Let's try an example again ... a 100cm bust at 12% negative ease is 88cm on the pattern ... on an 88cm pattern a 98cm bust is 10.3% negative ease and a 102cm bust is 13.7% negative ease (just within 10-14%). If we size our 102cm bust up a size (the 104cm size) we now have the same customer wearing 10% a negative ease. So our 10-14% requirement is met nicely by that 4cm grading interval ... there is the tiniest overlap between sizes based on that requirement. If we found 9-15% worked well for our fabric and we used the same patterns then we could have a bigger acceptable size interval. If we wanted our negative ease to always be between 11-13% then we would find ourselves with no overlap ... or a hole between sizes that didn't fit a certain number of people as well as we wanted it to. Knowing that range of negative ease is essential for calculating the grading interval between sizes. Of course that interval (because it's based on percentages) will change as size increases and it will change with different weights of fabrics. But the most important thing to remember is that the finished garment should "feel" the same tension to your client irrelevant of the style or fabric.


What should be apparent very early on here is that 4-5cm between sizes is about as far as you can go on swimwear with 12% negative ease and the fairly safe stability range of 2% either side. If you're dealing with tie strings and such then of course there's more room for a larger size interval because the garment is adjustable. But 4" is going to be a massive interval and have no sizing overlap ... meaning around 25% of your customers won't find an acceptable fit based on your size table.

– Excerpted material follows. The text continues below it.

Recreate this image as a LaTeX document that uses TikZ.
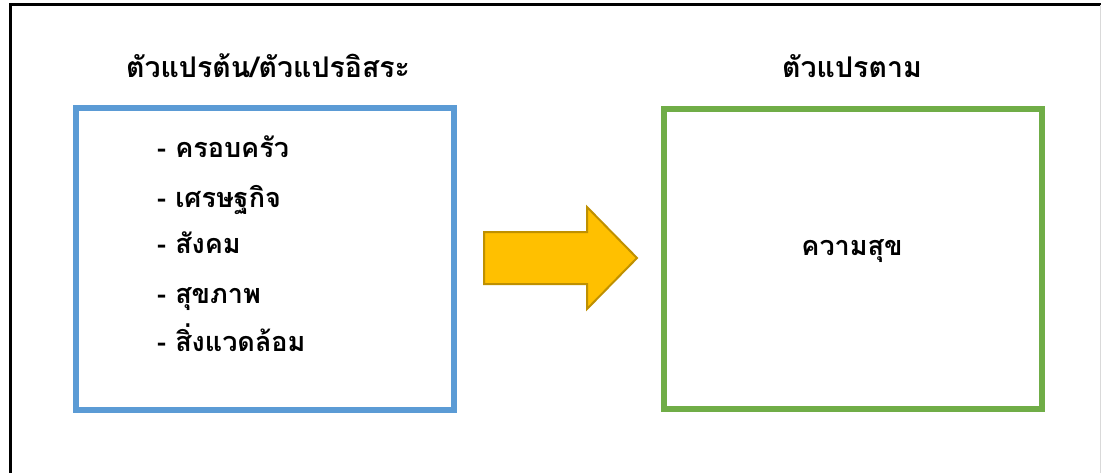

Size overlap is important ... you need a small area between sizes in which a customer who falls between the sizes can acceptably fit in both the slightly smaller and slightly larger sizes. You can only do that by testing your fabric and working out the minimum and maximum negative ease that'll be stable and comfortable .... and only then determine your sizing interval.


But wait, there's more. Whatever sizing interval you choose, you probably don't want a different one for each garment or fabric ... you want one table for everything in your brand. So don't skimp out on the overlap early on .... make sure you have enough overlap to account for variation in styles and fabrics, for now and in the future.